*EXERCISE DESCRIPTION*
Copy out each line of the material in which the word "this" appears.

________________

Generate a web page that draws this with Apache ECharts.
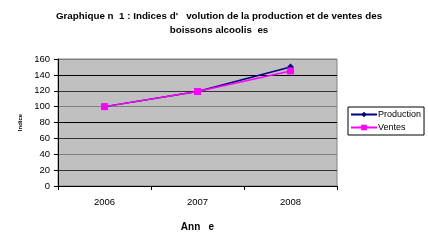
<!DOCTYPE html>
<html><head><meta charset="utf-8">
<script src="https://cdn.jsdelivr.net/npm/echarts@6/dist/echarts.min.js"></script>
<style>html,body{margin:0;padding:0;background:#fff}#c{width:428px;height:243px}</style>
</head><body><div id="c"></div>
<script>
const categories = ['2006', '2007', '2008'];
const production = [100, 119, 150];
const ventes = [100, 119, 145];
const yTicks = [0, 20, 40, 60, 80, 100, 120, 140, 160];
const titleLines = ["Graphique n  1 : Indices d'   volution de la production et de ventes des", "boissons alcoolis  es"];
const seriesNames = ['Production', 'Ventes'];

const chart = echarts.init(document.getElementById('c'), null, {renderer: 'canvas'});
const font = 'Liberation Sans, Arial, sans-serif';
chart.setOption({
  animation: false,
  backgroundColor: '#fff',
  title: {
    text: titleLines.join('\n'),
    left: 214, top: 4, textAlign: 'center',
    textStyle: {fontFamily: font, fontSize: 9.8, fontWeight: 'bold', color: '#000', lineHeight: 14}
  },
  legend: {
    orient: 'vertical', left: 348, top: 107,
    data: seriesNames,
    backgroundColor: '#fff', borderColor: '#000', borderWidth: 1,
    padding: [3, 3, 3, 2], itemGap: 4, itemWidth: 26, itemHeight: 7,
    textStyle: {fontFamily: font, fontSize: 9, color: '#000', padding: [0, 0, 0, -4]}
  },
  grid: {left: 58, right: 91, top: 59, bottom: 57, show: true, backgroundColor: '#c0c0c0', borderColor: '#808080', borderWidth: 1},
  xAxis: {
    type: 'category', data: categories, boundaryGap: true,
    name: 'Ann   e', nameLocation: 'middle', nameGap: 36,
    nameTextStyle: {fontFamily: font, fontSize: 10, fontWeight: 'bold', color: '#000'},
    axisLine: {lineStyle: {color: '#000', width: 1}},
    axisTick: {show: true, length: 4, lineStyle: {color: '#000'}},
    axisLabel: {fontFamily: font, fontSize: 9.5, color: '#000', margin: 11}
  },
  yAxis: {
    type: 'value', min: 0, max: 160, interval: 20,
    name: 'Indice', nameLocation: 'middle', nameGap: 28, nameRotate: 90,
    nameTextStyle: {fontFamily: font, fontSize: 6, fontWeight: 'bold', color: '#000'},
    axisLine: {show: true, lineStyle: {color: '#000', width: 1}},
    axisTick: {show: true, length: 4, lineStyle: {color: '#000'}},
    axisLabel: {fontFamily: font, fontSize: 9.5, color: '#000', margin: 8},
    splitLine: {show: true, lineStyle: {color: ['#000', '#333', '#808080', '#333', '#000', '#808080', '#333', '#000', '#808080'], width: 1}}
  },
  series: [
    {name: seriesNames[0], type: 'line', data: production, symbol: 'diamond', symbolSize: 7,
     itemStyle: {color: '#000080'}, lineStyle: {color: '#000080', width: 1.5}, z: 2},
    {name: seriesNames[1], type: 'line', data: ventes, symbol: 'rect', symbolSize: 7,
     itemStyle: {color: '#ff00ff'}, lineStyle: {color: '#ff00ff', width: 1.5}, z: 3}
  ]
});
</script></body></html>
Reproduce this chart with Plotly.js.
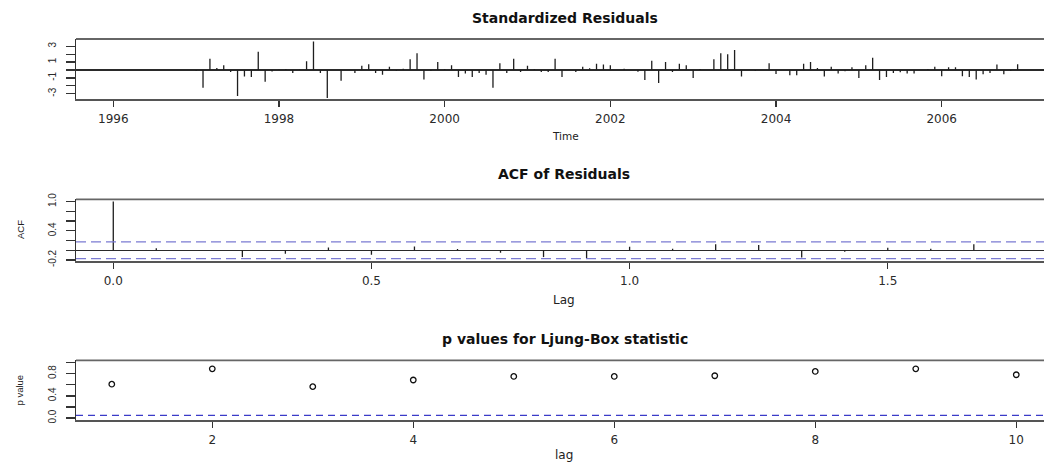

________________

*EXPECTED ANSWER*
Generate a web page that draws this with Apache ECharts.
Reproduce this chart with Plotly.js.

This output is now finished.